> [Data to process]:

════════

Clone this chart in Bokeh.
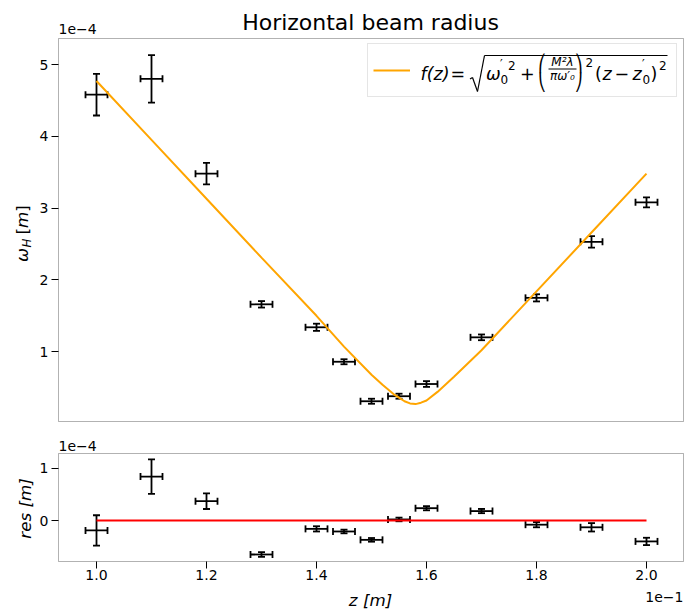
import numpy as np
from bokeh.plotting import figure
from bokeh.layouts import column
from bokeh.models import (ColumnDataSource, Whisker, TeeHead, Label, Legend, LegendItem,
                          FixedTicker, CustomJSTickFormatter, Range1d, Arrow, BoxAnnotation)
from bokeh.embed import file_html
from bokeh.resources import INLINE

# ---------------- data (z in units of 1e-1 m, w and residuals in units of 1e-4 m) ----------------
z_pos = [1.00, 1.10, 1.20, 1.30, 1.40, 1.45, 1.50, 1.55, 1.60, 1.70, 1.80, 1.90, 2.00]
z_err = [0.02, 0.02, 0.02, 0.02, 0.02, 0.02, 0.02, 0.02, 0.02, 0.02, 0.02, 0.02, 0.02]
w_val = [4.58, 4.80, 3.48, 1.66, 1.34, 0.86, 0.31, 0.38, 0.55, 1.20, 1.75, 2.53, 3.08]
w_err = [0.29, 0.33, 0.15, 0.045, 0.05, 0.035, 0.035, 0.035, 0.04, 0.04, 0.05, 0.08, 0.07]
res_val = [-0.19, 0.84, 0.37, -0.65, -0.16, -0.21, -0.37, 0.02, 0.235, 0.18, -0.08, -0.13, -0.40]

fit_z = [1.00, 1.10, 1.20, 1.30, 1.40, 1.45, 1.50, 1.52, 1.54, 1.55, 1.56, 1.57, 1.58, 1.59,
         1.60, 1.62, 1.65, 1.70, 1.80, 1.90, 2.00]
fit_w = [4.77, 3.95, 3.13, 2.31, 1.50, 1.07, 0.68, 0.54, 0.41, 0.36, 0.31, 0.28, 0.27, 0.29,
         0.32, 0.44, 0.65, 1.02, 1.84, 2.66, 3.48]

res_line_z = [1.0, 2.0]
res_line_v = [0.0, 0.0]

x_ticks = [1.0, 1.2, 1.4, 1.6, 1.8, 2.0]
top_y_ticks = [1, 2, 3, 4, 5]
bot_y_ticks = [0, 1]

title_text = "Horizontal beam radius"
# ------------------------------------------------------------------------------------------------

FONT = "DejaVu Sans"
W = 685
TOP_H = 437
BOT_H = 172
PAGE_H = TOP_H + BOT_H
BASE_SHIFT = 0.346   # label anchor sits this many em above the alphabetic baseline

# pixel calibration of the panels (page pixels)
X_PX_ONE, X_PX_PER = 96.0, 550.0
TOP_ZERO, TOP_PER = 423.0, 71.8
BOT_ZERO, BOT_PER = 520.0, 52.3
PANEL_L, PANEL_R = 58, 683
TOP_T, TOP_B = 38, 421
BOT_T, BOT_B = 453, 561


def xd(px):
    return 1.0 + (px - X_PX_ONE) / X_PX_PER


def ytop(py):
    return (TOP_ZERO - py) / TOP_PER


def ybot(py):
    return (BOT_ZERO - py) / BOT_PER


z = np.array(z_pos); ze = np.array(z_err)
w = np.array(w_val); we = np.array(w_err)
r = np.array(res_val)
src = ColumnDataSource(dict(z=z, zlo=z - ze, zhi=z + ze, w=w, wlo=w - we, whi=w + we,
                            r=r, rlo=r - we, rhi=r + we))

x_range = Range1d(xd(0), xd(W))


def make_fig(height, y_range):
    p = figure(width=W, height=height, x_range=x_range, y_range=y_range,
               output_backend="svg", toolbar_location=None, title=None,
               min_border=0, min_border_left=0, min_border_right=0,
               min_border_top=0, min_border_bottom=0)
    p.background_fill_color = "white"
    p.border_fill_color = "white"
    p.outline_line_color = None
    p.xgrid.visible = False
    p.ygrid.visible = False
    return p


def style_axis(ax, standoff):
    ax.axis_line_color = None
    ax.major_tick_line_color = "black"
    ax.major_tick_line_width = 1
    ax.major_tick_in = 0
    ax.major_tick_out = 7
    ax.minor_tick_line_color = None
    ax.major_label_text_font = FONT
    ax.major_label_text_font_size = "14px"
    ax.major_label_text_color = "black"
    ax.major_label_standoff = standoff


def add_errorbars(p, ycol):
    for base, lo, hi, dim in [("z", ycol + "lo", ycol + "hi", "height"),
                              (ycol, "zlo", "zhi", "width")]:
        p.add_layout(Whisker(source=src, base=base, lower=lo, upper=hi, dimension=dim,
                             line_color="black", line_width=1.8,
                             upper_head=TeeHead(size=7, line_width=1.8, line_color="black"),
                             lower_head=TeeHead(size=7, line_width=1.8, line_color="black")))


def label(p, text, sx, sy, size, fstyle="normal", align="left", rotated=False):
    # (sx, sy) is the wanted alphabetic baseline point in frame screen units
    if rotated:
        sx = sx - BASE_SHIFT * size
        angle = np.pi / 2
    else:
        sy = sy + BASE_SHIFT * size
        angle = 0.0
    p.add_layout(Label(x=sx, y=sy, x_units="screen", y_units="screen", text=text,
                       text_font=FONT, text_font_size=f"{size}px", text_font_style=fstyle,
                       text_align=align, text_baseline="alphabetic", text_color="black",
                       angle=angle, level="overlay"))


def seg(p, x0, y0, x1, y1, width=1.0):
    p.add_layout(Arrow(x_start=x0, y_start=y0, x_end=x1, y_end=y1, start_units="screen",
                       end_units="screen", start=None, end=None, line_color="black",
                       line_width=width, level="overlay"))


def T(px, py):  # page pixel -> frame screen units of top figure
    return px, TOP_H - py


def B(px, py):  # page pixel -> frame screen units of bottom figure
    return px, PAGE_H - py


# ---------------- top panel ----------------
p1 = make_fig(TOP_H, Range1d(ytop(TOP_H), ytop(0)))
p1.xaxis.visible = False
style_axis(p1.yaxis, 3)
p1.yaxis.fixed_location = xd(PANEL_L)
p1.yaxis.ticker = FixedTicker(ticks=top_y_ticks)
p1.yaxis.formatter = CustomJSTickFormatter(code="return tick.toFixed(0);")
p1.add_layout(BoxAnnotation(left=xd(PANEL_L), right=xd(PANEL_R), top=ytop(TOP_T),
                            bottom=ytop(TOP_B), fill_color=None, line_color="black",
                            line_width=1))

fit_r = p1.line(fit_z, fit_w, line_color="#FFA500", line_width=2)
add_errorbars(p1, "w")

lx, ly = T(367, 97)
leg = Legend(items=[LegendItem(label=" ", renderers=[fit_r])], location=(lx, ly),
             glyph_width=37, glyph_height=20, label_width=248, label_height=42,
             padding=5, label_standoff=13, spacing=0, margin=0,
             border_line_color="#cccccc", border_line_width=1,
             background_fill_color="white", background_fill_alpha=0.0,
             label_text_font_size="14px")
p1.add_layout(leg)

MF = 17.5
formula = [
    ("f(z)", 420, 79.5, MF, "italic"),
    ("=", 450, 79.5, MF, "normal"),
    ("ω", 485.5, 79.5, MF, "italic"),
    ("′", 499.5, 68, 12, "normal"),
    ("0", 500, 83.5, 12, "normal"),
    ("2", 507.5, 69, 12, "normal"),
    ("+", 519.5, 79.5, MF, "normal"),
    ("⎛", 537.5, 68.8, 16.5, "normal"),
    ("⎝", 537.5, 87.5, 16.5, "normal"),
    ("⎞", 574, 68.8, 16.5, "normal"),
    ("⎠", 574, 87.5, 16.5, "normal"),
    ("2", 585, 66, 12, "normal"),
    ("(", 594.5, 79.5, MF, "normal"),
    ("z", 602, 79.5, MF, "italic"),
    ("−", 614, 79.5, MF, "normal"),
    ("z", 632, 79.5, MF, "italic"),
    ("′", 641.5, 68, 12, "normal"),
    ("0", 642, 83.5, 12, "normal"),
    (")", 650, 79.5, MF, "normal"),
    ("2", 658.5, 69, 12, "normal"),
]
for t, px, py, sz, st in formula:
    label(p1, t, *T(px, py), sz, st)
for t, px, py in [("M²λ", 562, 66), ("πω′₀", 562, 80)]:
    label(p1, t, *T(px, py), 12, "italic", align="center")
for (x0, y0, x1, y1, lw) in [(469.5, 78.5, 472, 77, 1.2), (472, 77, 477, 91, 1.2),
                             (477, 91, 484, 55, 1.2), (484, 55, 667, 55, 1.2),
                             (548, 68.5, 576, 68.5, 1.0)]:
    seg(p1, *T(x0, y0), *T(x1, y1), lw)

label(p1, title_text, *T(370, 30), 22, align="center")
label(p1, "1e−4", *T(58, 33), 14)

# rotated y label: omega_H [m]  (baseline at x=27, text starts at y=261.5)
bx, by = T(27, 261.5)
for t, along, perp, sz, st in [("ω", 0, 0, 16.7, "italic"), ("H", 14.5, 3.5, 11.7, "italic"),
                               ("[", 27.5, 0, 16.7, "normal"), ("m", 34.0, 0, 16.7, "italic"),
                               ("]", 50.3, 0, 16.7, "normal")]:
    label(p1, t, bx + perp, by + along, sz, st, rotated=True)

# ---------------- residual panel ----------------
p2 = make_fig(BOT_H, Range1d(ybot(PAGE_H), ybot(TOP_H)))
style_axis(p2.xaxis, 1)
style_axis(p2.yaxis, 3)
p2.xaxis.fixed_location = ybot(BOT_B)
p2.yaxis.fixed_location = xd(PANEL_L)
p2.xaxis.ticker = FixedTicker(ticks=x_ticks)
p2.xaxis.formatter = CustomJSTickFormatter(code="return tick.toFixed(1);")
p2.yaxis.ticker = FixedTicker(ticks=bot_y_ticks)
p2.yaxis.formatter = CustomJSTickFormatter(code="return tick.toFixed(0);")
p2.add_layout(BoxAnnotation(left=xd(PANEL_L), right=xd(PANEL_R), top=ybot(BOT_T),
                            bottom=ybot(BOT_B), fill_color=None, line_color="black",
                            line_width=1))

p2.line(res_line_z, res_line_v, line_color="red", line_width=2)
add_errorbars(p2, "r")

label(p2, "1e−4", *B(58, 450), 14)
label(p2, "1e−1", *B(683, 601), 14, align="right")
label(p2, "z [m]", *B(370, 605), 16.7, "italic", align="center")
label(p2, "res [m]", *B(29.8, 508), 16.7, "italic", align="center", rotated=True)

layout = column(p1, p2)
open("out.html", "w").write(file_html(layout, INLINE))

════════

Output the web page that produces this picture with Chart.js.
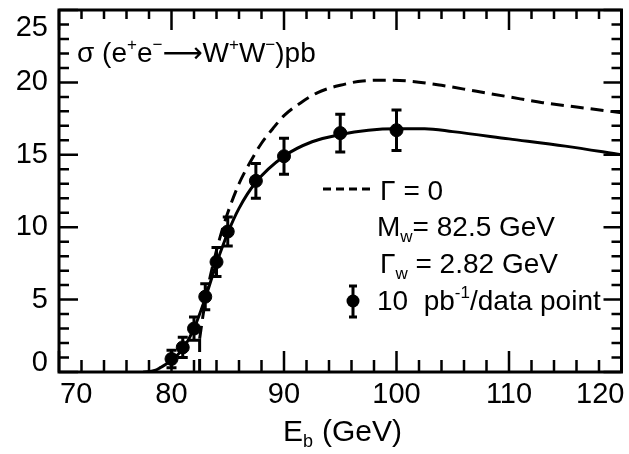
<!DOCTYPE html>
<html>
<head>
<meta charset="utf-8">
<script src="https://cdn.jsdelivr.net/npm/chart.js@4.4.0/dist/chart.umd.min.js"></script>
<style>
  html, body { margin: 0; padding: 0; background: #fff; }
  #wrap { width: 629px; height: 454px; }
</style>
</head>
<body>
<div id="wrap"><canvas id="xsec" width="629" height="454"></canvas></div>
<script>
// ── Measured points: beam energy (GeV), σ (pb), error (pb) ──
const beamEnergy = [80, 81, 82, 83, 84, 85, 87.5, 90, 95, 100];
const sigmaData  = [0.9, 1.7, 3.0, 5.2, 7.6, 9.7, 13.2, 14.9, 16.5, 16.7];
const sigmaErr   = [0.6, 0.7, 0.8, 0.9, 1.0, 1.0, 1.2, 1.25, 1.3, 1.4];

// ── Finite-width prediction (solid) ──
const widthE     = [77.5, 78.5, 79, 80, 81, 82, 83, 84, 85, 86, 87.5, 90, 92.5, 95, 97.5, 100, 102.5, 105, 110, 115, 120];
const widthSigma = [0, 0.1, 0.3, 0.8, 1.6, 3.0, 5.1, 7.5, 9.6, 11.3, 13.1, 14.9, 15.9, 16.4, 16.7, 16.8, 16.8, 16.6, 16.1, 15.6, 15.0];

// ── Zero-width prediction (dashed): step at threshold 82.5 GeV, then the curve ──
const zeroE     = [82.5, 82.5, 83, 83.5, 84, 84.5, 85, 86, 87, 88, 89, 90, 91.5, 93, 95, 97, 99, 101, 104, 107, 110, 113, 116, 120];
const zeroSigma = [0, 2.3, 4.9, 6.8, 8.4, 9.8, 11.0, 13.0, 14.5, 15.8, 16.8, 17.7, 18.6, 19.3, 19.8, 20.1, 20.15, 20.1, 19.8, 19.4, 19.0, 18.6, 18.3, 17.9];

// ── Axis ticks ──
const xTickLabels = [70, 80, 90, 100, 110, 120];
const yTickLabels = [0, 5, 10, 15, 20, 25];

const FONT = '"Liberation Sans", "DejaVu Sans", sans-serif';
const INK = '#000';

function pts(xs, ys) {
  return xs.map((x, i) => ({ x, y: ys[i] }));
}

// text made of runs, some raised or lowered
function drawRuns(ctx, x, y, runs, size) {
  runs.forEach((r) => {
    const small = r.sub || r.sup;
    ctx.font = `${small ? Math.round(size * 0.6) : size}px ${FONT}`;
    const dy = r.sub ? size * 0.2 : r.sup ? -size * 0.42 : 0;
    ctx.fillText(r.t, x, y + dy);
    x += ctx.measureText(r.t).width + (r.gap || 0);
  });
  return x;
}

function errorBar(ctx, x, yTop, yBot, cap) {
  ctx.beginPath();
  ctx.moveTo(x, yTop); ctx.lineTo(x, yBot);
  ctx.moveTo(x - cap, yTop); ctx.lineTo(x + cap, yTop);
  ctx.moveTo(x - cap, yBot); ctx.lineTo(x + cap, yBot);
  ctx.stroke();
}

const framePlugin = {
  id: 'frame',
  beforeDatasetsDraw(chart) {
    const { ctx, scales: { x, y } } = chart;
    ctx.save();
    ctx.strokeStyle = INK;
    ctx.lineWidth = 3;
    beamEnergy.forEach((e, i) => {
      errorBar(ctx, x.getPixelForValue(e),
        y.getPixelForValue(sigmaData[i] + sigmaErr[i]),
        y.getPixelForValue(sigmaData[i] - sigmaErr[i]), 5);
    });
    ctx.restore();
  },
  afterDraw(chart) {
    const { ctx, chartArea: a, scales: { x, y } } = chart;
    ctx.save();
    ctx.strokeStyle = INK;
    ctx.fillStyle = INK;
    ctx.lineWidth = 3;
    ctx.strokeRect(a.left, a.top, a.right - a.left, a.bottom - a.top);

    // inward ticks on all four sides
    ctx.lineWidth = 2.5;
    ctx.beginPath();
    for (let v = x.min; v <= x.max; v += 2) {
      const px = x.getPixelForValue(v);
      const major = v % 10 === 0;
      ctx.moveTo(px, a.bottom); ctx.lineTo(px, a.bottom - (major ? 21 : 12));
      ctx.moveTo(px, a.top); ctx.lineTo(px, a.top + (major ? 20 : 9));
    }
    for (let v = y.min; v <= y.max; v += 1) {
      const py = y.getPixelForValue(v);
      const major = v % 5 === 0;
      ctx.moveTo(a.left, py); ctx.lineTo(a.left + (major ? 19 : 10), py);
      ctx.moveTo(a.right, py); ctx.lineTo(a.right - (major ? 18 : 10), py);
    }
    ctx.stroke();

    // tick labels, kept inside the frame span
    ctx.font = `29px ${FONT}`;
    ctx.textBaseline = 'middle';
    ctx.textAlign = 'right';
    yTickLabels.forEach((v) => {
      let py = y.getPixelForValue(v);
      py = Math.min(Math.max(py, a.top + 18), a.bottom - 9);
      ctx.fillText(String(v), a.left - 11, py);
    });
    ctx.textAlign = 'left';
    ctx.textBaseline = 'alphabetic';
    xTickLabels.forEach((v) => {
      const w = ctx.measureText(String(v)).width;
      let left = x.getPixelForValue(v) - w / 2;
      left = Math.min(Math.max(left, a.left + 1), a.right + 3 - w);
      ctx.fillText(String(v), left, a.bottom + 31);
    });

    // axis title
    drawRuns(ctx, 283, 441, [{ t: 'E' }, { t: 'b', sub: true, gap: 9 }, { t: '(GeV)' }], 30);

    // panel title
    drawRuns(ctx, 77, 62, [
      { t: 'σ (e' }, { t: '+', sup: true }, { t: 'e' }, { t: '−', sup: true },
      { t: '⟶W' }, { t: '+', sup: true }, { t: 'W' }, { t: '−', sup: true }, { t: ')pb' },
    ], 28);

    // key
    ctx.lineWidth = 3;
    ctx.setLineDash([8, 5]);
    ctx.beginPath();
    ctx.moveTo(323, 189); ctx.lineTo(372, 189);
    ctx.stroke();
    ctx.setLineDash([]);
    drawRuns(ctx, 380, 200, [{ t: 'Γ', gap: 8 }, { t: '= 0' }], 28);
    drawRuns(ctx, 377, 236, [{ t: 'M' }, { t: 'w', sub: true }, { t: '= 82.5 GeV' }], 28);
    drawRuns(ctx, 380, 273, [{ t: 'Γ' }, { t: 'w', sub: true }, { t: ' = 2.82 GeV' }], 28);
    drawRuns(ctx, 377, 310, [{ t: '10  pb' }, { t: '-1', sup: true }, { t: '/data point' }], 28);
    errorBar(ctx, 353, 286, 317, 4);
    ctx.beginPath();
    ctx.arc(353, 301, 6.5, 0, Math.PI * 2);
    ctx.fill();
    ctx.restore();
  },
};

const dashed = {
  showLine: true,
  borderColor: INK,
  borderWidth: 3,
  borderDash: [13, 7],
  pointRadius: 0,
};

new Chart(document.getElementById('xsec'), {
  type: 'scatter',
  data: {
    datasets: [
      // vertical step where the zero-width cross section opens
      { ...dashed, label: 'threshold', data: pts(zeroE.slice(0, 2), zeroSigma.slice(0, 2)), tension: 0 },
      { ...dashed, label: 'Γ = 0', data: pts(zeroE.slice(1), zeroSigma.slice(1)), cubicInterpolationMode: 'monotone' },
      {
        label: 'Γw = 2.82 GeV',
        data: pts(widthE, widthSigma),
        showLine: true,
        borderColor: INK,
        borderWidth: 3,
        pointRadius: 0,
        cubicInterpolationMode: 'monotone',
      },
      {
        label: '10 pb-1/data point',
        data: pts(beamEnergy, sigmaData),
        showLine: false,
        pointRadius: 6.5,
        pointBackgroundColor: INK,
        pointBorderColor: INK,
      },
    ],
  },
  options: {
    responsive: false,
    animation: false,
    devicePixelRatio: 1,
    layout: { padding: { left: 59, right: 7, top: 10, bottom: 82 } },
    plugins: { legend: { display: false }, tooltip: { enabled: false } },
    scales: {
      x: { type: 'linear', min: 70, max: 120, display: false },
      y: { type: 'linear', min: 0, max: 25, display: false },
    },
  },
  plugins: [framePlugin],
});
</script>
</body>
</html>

════════

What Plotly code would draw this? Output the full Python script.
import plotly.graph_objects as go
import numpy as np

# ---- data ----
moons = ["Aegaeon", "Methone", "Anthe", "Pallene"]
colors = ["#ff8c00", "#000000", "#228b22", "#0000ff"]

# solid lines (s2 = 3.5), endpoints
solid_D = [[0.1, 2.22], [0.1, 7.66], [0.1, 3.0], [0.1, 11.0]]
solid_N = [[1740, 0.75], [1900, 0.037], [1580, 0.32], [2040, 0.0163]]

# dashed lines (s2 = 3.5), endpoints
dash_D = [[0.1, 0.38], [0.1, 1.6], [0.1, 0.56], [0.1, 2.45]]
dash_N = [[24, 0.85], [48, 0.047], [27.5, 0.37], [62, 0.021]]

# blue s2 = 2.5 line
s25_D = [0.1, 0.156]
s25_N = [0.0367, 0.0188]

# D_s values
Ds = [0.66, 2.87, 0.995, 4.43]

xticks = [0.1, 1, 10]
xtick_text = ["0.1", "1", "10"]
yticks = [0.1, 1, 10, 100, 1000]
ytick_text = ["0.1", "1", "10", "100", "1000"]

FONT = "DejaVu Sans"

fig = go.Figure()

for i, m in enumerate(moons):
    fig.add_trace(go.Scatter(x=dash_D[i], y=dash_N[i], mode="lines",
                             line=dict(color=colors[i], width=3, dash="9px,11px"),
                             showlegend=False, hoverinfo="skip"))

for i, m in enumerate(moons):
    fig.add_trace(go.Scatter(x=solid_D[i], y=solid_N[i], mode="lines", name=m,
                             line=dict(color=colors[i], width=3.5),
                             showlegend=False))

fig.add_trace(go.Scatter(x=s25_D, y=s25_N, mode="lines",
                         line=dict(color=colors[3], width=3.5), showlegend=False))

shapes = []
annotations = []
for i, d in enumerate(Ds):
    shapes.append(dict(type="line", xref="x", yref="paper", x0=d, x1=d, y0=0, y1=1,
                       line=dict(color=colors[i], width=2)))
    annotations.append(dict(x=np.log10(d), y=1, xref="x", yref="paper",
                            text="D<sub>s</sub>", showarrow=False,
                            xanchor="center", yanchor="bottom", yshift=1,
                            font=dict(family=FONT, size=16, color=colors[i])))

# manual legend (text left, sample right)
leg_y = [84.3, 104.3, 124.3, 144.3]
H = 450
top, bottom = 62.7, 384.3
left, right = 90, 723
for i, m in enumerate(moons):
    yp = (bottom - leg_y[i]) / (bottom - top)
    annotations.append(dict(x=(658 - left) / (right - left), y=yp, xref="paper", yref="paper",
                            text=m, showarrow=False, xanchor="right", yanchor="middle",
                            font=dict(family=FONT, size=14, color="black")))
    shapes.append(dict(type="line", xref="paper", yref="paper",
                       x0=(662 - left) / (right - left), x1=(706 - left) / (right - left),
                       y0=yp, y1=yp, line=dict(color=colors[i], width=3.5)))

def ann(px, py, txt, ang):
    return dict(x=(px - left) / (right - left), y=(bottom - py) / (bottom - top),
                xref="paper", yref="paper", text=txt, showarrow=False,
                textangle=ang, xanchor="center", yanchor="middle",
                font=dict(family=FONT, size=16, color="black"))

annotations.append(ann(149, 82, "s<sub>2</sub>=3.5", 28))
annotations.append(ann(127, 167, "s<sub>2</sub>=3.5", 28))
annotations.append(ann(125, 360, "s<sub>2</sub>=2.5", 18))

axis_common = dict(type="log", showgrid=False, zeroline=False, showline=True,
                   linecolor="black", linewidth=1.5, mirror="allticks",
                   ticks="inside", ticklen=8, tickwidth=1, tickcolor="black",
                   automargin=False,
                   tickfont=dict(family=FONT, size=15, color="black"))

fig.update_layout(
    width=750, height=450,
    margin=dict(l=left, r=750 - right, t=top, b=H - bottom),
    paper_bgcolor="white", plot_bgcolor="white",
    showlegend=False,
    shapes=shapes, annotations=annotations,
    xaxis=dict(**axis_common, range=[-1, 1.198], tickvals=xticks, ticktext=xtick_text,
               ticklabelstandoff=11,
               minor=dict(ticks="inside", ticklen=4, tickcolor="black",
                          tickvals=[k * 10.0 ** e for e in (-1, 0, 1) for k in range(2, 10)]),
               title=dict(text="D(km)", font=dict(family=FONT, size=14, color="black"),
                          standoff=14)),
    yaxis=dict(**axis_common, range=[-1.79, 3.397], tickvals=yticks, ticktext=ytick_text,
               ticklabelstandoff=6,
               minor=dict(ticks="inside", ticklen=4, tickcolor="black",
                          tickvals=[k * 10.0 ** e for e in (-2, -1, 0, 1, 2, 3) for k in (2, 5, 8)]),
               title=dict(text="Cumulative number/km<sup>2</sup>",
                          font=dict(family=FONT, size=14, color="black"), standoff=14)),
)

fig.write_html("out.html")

════════

> [Description of the task]: Quote only the lines running from the line with "Output the web" to the line with "16.1, 15.6, 15.0];", ends included, exactly as they appear and without the pictures.

> [Written response]:
Output the web page that produces this picture with Chart.js.
<!DOCTYPE html>
<html>
<head>
<meta charset="utf-8">
<script src="https://cdn.jsdelivr.net/npm/chart.js@4.4.0/dist/chart.umd.min.js"></script>
<style>
  html, body { margin: 0; padding: 0; background: #fff; }
  #wrap { width: 629px; height: 454px; }
</style>
</head>
<body>
<div id="wrap"><canvas id="xsec" width="629" height="454"></canvas></div>
<script>
// ── Measured points: beam energy (GeV), σ (pb), error (pb) ──
const beamEnergy = [80, 81, 82, 83, 84, 85, 87.5, 90, 95, 100];
const sigmaData  = [0.9, 1.7, 3.0, 5.2, 7.6, 9.7, 13.2, 14.9, 16.5, 16.7];
const sigmaErr   = [0.6, 0.7, 0.8, 0.9, 1.0, 1.0, 1.2, 1.25, 1.3, 1.4];

// ── Finite-width prediction (solid) ──
const widthE     = [77.5, 78.5, 79, 80, 81, 82, 83, 84, 85, 86, 87.5, 90, 92.5, 95, 97.5, 100, 102.5, 105, 110, 115, 120];
const widthSigma = [0, 0.1, 0.3, 0.8, 1.6, 3.0, 5.1, 7.5, 9.6, 11.3, 13.1, 14.9, 15.9, 16.4, 16.7, 16.8, 16.8, 16.6, 16.1, 15.6, 15.0];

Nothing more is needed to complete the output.